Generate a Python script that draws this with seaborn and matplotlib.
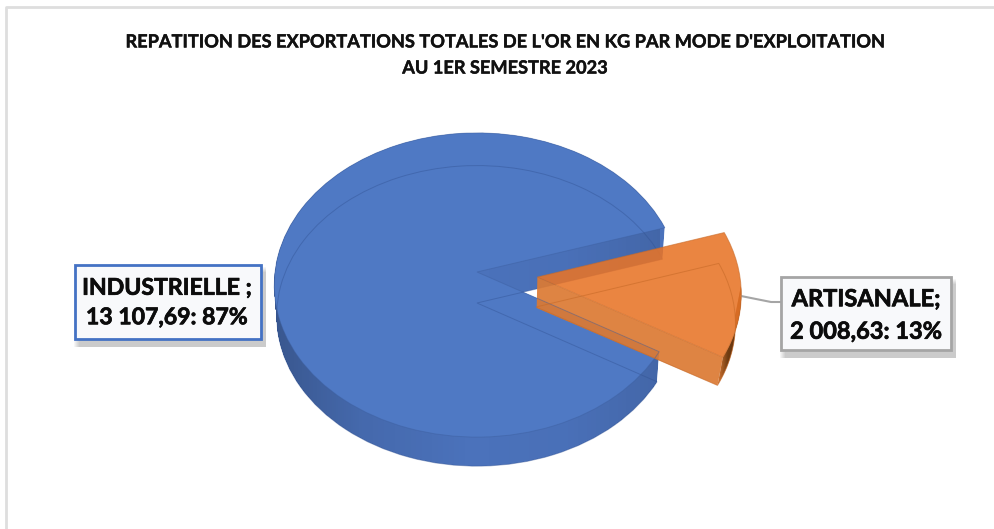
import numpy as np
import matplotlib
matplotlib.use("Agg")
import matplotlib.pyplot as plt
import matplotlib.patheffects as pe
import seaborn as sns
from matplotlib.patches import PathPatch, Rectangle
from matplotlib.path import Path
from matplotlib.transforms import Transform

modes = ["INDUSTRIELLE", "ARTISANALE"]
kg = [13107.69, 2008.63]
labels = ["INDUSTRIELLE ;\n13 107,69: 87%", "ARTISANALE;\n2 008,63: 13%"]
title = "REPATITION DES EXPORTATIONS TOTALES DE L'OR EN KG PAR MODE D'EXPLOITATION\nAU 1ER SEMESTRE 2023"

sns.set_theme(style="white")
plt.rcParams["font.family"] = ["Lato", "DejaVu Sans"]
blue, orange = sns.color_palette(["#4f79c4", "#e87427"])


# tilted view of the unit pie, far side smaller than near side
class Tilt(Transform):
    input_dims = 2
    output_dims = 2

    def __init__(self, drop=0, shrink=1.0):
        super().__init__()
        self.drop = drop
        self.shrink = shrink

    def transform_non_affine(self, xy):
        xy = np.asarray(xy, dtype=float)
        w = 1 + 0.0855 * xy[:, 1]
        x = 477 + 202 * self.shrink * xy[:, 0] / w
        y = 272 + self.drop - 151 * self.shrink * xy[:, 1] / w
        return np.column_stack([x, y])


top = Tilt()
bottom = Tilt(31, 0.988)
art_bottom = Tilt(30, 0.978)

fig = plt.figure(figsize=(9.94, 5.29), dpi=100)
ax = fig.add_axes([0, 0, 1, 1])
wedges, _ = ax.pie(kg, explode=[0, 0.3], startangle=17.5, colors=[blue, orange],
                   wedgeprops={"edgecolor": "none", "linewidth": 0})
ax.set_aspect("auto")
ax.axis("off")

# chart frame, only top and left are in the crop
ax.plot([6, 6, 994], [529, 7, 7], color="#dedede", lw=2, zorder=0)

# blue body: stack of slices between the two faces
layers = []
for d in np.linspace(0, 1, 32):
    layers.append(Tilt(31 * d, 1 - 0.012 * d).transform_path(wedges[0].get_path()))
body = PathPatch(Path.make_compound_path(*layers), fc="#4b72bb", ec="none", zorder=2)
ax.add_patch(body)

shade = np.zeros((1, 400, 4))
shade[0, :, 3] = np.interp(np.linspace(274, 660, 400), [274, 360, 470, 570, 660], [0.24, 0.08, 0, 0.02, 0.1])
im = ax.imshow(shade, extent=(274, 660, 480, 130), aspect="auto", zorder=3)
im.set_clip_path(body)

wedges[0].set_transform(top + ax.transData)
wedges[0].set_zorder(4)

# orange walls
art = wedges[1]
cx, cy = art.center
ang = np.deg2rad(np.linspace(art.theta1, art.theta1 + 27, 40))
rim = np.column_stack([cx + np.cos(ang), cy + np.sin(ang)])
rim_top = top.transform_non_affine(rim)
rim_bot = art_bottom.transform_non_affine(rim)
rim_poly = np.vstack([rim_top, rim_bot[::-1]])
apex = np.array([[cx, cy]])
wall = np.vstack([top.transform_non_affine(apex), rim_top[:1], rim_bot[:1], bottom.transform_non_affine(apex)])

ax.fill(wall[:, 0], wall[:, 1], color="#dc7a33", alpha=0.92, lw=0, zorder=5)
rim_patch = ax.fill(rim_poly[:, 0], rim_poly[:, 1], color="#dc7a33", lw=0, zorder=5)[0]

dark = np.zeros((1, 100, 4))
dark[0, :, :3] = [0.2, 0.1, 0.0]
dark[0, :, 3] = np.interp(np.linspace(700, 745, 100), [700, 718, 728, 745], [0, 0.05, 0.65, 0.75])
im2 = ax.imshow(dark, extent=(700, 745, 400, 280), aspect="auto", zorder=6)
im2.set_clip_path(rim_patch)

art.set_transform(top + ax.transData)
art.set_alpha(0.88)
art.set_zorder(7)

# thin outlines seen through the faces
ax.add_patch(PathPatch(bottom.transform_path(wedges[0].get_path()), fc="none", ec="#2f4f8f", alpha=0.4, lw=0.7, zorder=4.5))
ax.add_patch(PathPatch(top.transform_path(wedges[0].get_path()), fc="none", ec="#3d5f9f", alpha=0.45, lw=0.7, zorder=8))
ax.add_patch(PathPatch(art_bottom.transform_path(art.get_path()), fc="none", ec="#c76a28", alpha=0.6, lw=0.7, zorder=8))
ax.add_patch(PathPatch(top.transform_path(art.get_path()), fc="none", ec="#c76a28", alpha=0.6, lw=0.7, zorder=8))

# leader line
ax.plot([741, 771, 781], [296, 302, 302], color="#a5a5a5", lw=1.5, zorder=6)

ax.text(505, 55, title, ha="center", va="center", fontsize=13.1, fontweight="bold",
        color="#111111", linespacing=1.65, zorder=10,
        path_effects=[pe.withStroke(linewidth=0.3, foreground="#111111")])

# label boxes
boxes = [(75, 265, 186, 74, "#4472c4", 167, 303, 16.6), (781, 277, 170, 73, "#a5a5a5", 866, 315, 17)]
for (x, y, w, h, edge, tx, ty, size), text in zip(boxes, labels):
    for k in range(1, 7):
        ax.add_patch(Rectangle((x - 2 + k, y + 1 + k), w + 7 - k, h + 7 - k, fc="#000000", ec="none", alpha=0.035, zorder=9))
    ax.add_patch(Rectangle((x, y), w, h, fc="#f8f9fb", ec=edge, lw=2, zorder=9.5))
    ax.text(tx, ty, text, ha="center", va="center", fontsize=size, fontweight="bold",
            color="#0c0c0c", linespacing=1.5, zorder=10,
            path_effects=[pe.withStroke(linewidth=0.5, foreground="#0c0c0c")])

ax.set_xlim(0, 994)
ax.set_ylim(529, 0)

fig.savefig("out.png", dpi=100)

----

● Task goal
Reproduce the full listing above verbatim, with no pictures included.

● Exercise answer
Generate a Python script that draws this with seaborn and matplotlib.
import numpy as np
import matplotlib
matplotlib.use("Agg")
import matplotlib.pyplot as plt
import matplotlib.patheffects as pe
import seaborn as sns
from matplotlib.patches import PathPatch, Rectangle
from matplotlib.path import Path
from matplotlib.transforms import Transform

modes = ["INDUSTRIELLE", "ARTISANALE"]
kg = [13107.69, 2008.63]
labels = ["INDUSTRIELLE ;\n13 107,69: 87%", "ARTISANALE;\n2 008,63: 13%"]
title = "REPATITION DES EXPORTATIONS TOTALES DE L'OR EN KG PAR MODE D'EXPLOITATION\nAU 1ER SEMESTRE 2023"

sns.set_theme(style="white")
plt.rcParams["font.family"] = ["Lato", "DejaVu Sans"]
blue, orange = sns.color_palette(["#4f79c4", "#e87427"])


# tilted view of the unit pie, far side smaller than near side
class Tilt(Transform):
    input_dims = 2
    output_dims = 2

    def __init__(self, drop=0, shrink=1.0):
        super().__init__()
        self.drop = drop
        self.shrink = shrink

    def transform_non_affine(self, xy):
        xy = np.asarray(xy, dtype=float)
        w = 1 + 0.0855 * xy[:, 1]
        x = 477 + 202 * self.shrink * xy[:, 0] / w
        y = 272 + self.drop - 151 * self.shrink * xy[:, 1] / w
        return np.column_stack([x, y])


top = Tilt()
bottom = Tilt(31, 0.988)
art_bottom = Tilt(30, 0.978)

fig = plt.figure(figsize=(9.94, 5.29), dpi=100)
ax = fig.add_axes([0, 0, 1, 1])
wedges, _ = ax.pie(kg, explode=[0, 0.3], startangle=17.5, colors=[blue, orange],
                   wedgeprops={"edgecolor": "none", "linewidth": 0})
ax.set_aspect("auto")
ax.axis("off")

# chart frame, only top and left are in the crop
ax.plot([6, 6, 994], [529, 7, 7], color="#dedede", lw=2, zorder=0)

# blue body: stack of slices between the two faces
layers = []
for d in np.linspace(0, 1, 32):
    layers.append(Tilt(31 * d, 1 - 0.012 * d).transform_path(wedges[0].get_path()))
body = PathPatch(Path.make_compound_path(*layers), fc="#4b72bb", ec="none", zorder=2)
ax.add_patch(body)

shade = np.zeros((1, 400, 4))
shade[0, :, 3] = np.interp(np.linspace(274, 660, 400), [274, 360, 470, 570, 660], [0.24, 0.08, 0, 0.02, 0.1])
im = ax.imshow(shade, extent=(274, 660, 480, 130), aspect="auto", zorder=3)
im.set_clip_path(body)

wedges[0].set_transform(top + ax.transData)
wedges[0].set_zorder(4)

# orange walls
art = wedges[1]
cx, cy = art.center
ang = np.deg2rad(np.linspace(art.theta1, art.theta1 + 27, 40))
rim = np.column_stack([cx + np.cos(ang), cy + np.sin(ang)])
rim_top = top.transform_non_affine(rim)
rim_bot = art_bottom.transform_non_affine(rim)
rim_poly = np.vstack([rim_top, rim_bot[::-1]])
apex = np.array([[cx, cy]])
wall = np.vstack([top.transform_non_affine(apex), rim_top[:1], rim_bot[:1], bottom.transform_non_affine(apex)])

ax.fill(wall[:, 0], wall[:, 1], color="#dc7a33", alpha=0.92, lw=0, zorder=5)
rim_patch = ax.fill(rim_poly[:, 0], rim_poly[:, 1], color="#dc7a33", lw=0, zorder=5)[0]

dark = np.zeros((1, 100, 4))
dark[0, :, :3] = [0.2, 0.1, 0.0]
dark[0, :, 3] = np.interp(np.linspace(700, 745, 100), [700, 718, 728, 745], [0, 0.05, 0.65, 0.75])
im2 = ax.imshow(dark, extent=(700, 745, 400, 280), aspect="auto", zorder=6)
im2.set_clip_path(rim_patch)

art.set_transform(top + ax.transData)
art.set_alpha(0.88)
art.set_zorder(7)

# thin outlines seen through the faces
ax.add_patch(PathPatch(bottom.transform_path(wedges[0].get_path()), fc="none", ec="#2f4f8f", alpha=0.4, lw=0.7, zorder=4.5))
ax.add_patch(PathPatch(top.transform_path(wedges[0].get_path()), fc="none", ec="#3d5f9f", alpha=0.45, lw=0.7, zorder=8))
ax.add_patch(PathPatch(art_bottom.transform_path(art.get_path()), fc="none", ec="#c76a28", alpha=0.6, lw=0.7, zorder=8))
ax.add_patch(PathPatch(top.transform_path(art.get_path()), fc="none", ec="#c76a28", alpha=0.6, lw=0.7, zorder=8))

# leader line
ax.plot([741, 771, 781], [296, 302, 302], color="#a5a5a5", lw=1.5, zorder=6)

ax.text(505, 55, title, ha="center", va="center", fontsize=13.1, fontweight="bold",
        color="#111111", linespacing=1.65, zorder=10,
        path_effects=[pe.withStroke(linewidth=0.3, foreground="#111111")])

# label boxes
boxes = [(75, 265, 186, 74, "#4472c4", 167, 303, 16.6), (781, 277, 170, 73, "#a5a5a5", 866, 315, 17)]
for (x, y, w, h, edge, tx, ty, size), text in zip(boxes, labels):
    for k in range(1, 7):
        ax.add_patch(Rectangle((x - 2 + k, y + 1 + k), w + 7 - k, h + 7 - k, fc="#000000", ec="none", alpha=0.035, zorder=9))
    ax.add_patch(Rectangle((x, y), w, h, fc="#f8f9fb", ec=edge, lw=2, zorder=9.5))
    ax.text(tx, ty, text, ha="center", va="center", fontsize=size, fontweight="bold",
            color="#0c0c0c", linespacing=1.5, zorder=10,
            path_effects=[pe.withStroke(linewidth=0.5, foreground="#0c0c0c")])

ax.set_xlim(0, 994)
ax.set_ylim(529, 0)

fig.savefig("out.png", dpi=100)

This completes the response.